I'm not being judgmental when I say this, because I understand on many levels why smoking happens ... but now when I see people puffing away, it looks like an illusion, like some mirage behind a veil (literally and figuratively). It hurts to look at it. I see packs of cigarettes in the grocery and feel my stomach churn.
When will they package a few deep breaths in a box?
I remember once driving through Manzanilla with a friend who was visiting and, on one particular inhalation that went very deep, I said: "Wow, I feel like I just smoked myself!" In that moment I realised: maybe that's why people smoke - to inhale so deeply (even though that breath is filled with toxins). We are so subconscious about our breathing. We breathe shallowly, we hold our breath for long periods, we take it for granted. Yet each breath is what keeps us alive.
8 comments:
I didn't know you "before" but I'm pretty sure if I had to choose I'd go for the "after".
You an inspiration and I truly admire your positivity and your energy for living life to the fullest.
I feel you girl, and I get rather bristly when people somehow cite my lack of interest in the things/diversions you listed as somehow impugning my authenticity as a Trinidadian. Wot?!? Someone told me the other day I clearly don't have good enough friends else I would be participating in those activities.. hmm...Anyawy, much love those clear internal voices as well :) I know them well :) *hugs*
Yes. Very interesting the assumptions people come up with.

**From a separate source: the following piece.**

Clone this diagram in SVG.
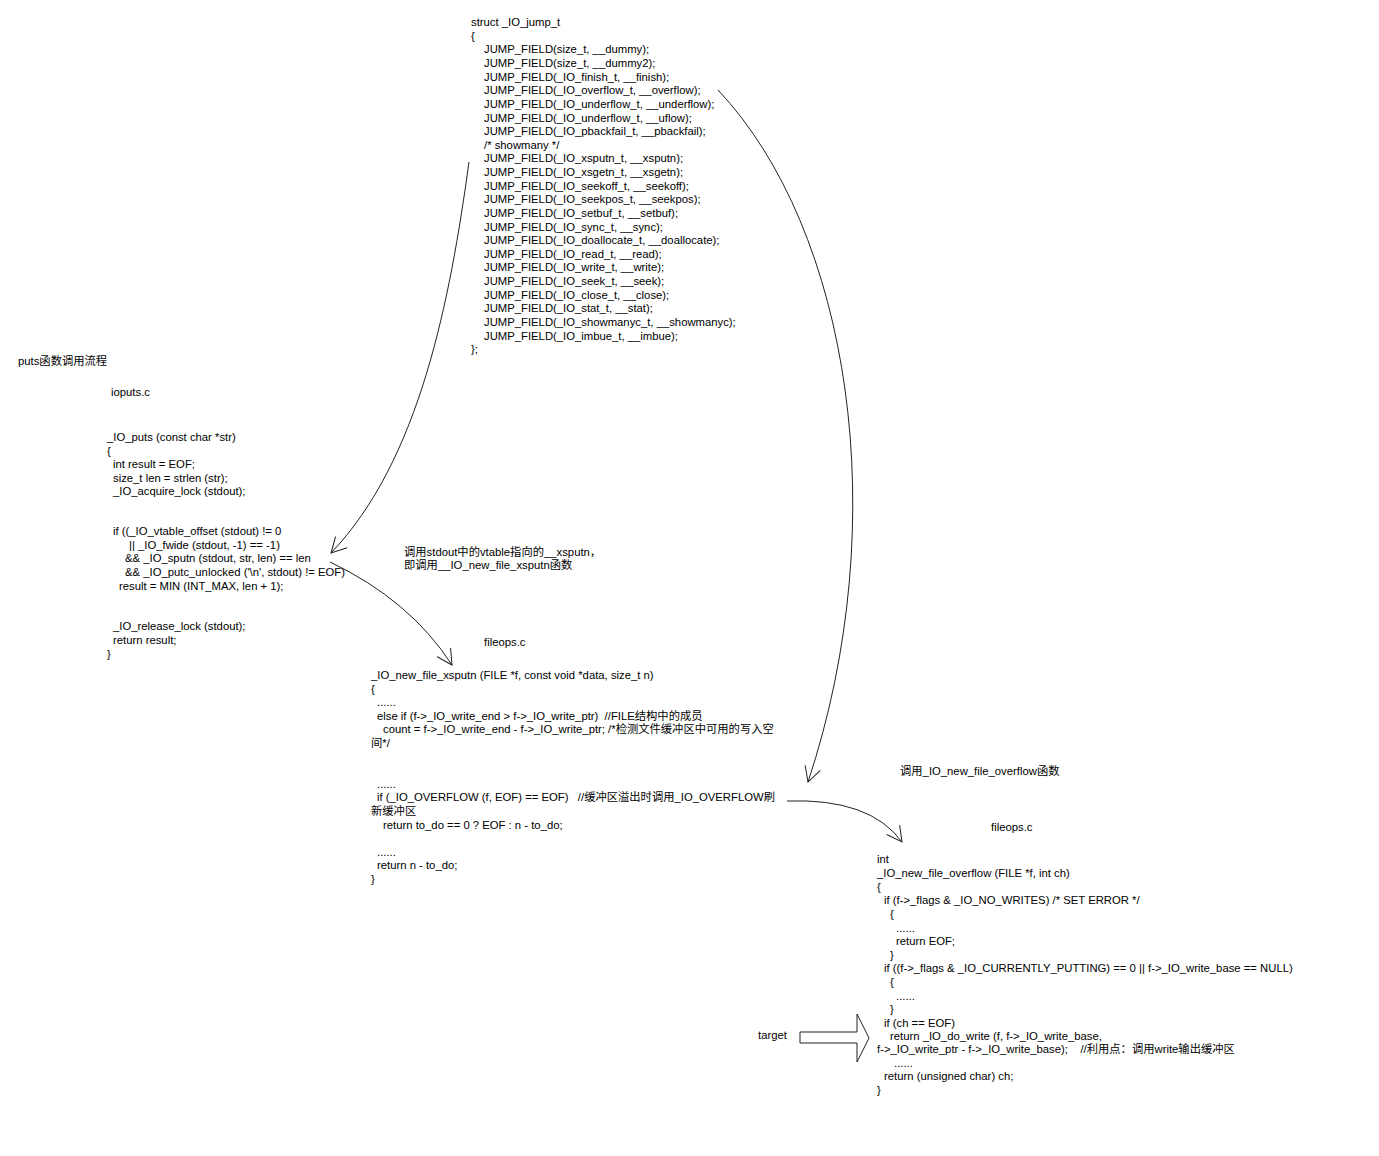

Truly the write-up is inspirational. Most of people don't like a "monotonous" routine but I have experienced that a routine (at least for sadhana) can give you immense peace of mind. I don't know how? I'm still confused and hovering in the midst of confusion about something beyond space, time and cause but surely it heals. though most of the time we have to pass through innumerable tests and sufferings...
Hello Subhajit. I feel sadhana strengthening commitment (among other things). Peace of mind maybe because in the midst of any 'tests' there is always the connection and solid point of sureness that we know from the discipline - even if we don't always realise or remember in times of confusion.
We are the sum total of our experiences. Before you was necessary for the shaping of the now you:-) Unlike you, my road from smoking was not so easy and I still miss it but I don't - hard to explain. Thanks for the kind comments over on my blog:-)
I read this blog entry when you posted it weeks ago and there was so much I wanted to say, so much I felt when I read this.
I’ve been struggling with discipline for years. I imagine, sense, and know where my life path is supposed to take me and who I am supposed to be. But, discipline has been my downfall. I get so caught up in emotional, spiritual and mind numbing experiences, that I’ve pushed my true self into the background time and time again.
I’ve been following your blog, on and off for a few years, probably since you were blogging on the first Now Is Wow, and I was very surprised to read this particular entry. I never would’ve imagined that you used to ‘party’ and lime the way that I do. Even smoking and drinking. Wow. Maybe I can come back from the edge. Ok, maybe I’m being a bit dramatic. :) But this post has given me strength somewhat. You have always been an inspiration to me, and to learn that you too, ‘lost’ yourself in similar de-vices in the past, gives me hope that I can find a solid footing on the path I know I am destined to follow.
So I guess what I’m trying to say, is, thank you.
Hi Luna, you're welcome. Thanks for letting me know. It always gives me a chuckle when people can't imagine me drinking and smoking. Just recently a friend posted a 'Back in Times' photo on his FBook and tagged me. There I was sitting with a beer in front of me. Immediately I knew the photo was about ten years old. So far away that it looks odd even to me. If it's your desire to transform, then you will, when the right moment and the right 'transformer' come along.